━━━ SUPPLIED DATA
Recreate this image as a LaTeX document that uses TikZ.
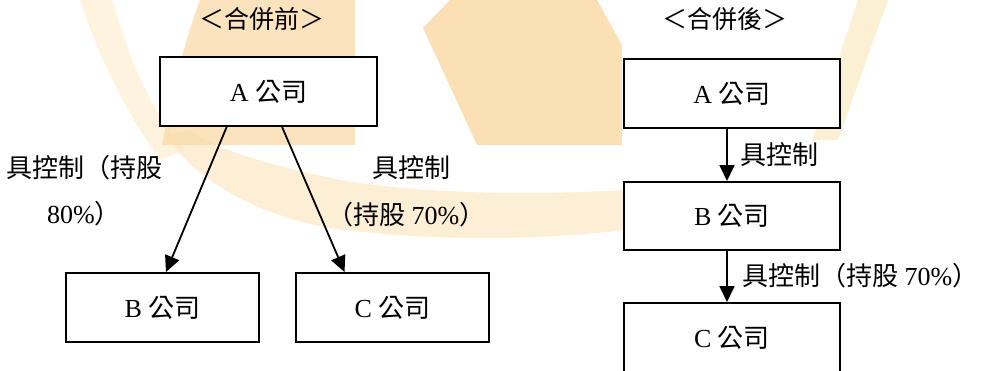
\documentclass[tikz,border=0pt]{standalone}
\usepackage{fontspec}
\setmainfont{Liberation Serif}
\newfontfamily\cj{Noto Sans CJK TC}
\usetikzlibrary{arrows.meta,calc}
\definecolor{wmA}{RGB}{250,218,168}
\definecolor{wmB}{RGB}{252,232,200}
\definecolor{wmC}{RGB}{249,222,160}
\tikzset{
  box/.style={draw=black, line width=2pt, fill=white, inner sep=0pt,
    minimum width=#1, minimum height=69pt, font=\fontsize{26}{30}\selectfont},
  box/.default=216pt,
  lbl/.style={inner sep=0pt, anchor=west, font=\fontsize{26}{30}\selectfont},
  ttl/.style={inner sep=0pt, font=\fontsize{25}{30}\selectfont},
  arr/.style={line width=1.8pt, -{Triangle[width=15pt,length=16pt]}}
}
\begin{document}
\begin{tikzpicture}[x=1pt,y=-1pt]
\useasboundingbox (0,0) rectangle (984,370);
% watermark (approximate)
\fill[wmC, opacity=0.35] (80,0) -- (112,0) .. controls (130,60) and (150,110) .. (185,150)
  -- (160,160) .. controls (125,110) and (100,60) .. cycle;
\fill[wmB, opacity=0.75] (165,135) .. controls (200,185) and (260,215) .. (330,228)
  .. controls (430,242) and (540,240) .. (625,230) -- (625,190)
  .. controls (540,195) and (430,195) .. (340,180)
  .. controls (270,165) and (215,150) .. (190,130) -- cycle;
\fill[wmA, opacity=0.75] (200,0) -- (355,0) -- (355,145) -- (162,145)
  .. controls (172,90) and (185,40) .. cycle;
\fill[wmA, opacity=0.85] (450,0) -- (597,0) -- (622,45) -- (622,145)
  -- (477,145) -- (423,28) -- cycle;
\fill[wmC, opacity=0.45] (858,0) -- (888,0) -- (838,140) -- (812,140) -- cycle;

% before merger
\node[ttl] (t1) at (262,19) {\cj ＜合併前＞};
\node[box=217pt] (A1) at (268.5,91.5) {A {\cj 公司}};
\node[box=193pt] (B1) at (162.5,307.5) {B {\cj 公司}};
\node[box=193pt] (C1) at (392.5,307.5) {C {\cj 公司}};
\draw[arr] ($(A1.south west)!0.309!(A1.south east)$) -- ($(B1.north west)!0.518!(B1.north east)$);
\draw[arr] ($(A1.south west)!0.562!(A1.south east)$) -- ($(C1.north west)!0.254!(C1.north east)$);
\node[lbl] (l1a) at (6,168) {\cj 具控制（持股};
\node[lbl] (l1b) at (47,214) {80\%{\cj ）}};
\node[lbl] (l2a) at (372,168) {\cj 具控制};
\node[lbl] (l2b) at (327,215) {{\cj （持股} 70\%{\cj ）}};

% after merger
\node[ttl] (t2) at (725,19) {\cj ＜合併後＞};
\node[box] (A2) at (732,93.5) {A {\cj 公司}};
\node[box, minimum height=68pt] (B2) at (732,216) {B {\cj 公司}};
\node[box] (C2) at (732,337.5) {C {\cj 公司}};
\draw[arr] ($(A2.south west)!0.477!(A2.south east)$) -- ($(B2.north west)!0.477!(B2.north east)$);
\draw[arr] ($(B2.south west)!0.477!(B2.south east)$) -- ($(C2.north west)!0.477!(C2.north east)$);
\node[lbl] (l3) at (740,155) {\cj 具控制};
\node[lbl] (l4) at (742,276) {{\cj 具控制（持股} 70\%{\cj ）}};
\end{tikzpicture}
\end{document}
━━━━━━
_WORK INSTRUCTIONS:_
Omit each picture, then return all of the listing exactly as it stands.

_OUTPUT FOR THIS EXERCISE:_
Recreate this image as a LaTeX document that uses TikZ.
\documentclass[tikz,border=0pt]{standalone}
\usepackage{fontspec}
\setmainfont{Liberation Serif}
\newfontfamily\cj{Noto Sans CJK TC}
\usetikzlibrary{arrows.meta,calc}
\definecolor{wmA}{RGB}{250,218,168}
\definecolor{wmB}{RGB}{252,232,200}
\definecolor{wmC}{RGB}{249,222,160}
\tikzset{
  box/.style={draw=black, line width=2pt, fill=white, inner sep=0pt,
    minimum width=#1, minimum height=69pt, font=\fontsize{26}{30}\selectfont},
  box/.default=216pt,
  lbl/.style={inner sep=0pt, anchor=west, font=\fontsize{26}{30}\selectfont},
  ttl/.style={inner sep=0pt, font=\fontsize{25}{30}\selectfont},
  arr/.style={line width=1.8pt, -{Triangle[width=15pt,length=16pt]}}
}
\begin{document}
\begin{tikzpicture}[x=1pt,y=-1pt]
\useasboundingbox (0,0) rectangle (984,370);
% watermark (approximate)
\fill[wmC, opacity=0.35] (80,0) -- (112,0) .. controls (130,60) and (150,110) .. (185,150)
  -- (160,160) .. controls (125,110) and (100,60) .. cycle;
\fill[wmB, opacity=0.75] (165,135) .. controls (200,185) and (260,215) .. (330,228)
  .. controls (430,242) and (540,240) .. (625,230) -- (625,190)
  .. controls (540,195) and (430,195) .. (340,180)
  .. controls (270,165) and (215,150) .. (190,130) -- cycle;
\fill[wmA, opacity=0.75] (200,0) -- (355,0) -- (355,145) -- (162,145)
  .. controls (172,90) and (185,40) .. cycle;
\fill[wmA, opacity=0.85] (450,0) -- (597,0) -- (622,45) -- (622,145)
  -- (477,145) -- (423,28) -- cycle;
\fill[wmC, opacity=0.45] (858,0) -- (888,0) -- (838,140) -- (812,140) -- cycle;

% before merger
\node[ttl] (t1) at (262,19) {\cj ＜合併前＞};
\node[box=217pt] (A1) at (268.5,91.5) {A {\cj 公司}};
\node[box=193pt] (B1) at (162.5,307.5) {B {\cj 公司}};
\node[box=193pt] (C1) at (392.5,307.5) {C {\cj 公司}};
\draw[arr] ($(A1.south west)!0.309!(A1.south east)$) -- ($(B1.north west)!0.518!(B1.north east)$);
\draw[arr] ($(A1.south west)!0.562!(A1.south east)$) -- ($(C1.north west)!0.254!(C1.north east)$);
\node[lbl] (l1a) at (6,168) {\cj 具控制（持股};
\node[lbl] (l1b) at (47,214) {80\%{\cj ）}};
\node[lbl] (l2a) at (372,168) {\cj 具控制};
\node[lbl] (l2b) at (327,215) {{\cj （持股} 70\%{\cj ）}};

% after merger
\node[ttl] (t2) at (725,19) {\cj ＜合併後＞};
\node[box] (A2) at (732,93.5) {A {\cj 公司}};
\node[box, minimum height=68pt] (B2) at (732,216) {B {\cj 公司}};
\node[box] (C2) at (732,337.5) {C {\cj 公司}};
\draw[arr] ($(A2.south west)!0.477!(A2.south east)$) -- ($(B2.north west)!0.477!(B2.north east)$);
\draw[arr] ($(B2.south west)!0.477!(B2.south east)$) -- ($(C2.north west)!0.477!(C2.north east)$);
\node[lbl] (l3) at (740,155) {\cj 具控制};
\node[lbl] (l4) at (742,276) {{\cj 具控制（持股} 70\%{\cj ）}};
\end{tikzpicture}
\end{document}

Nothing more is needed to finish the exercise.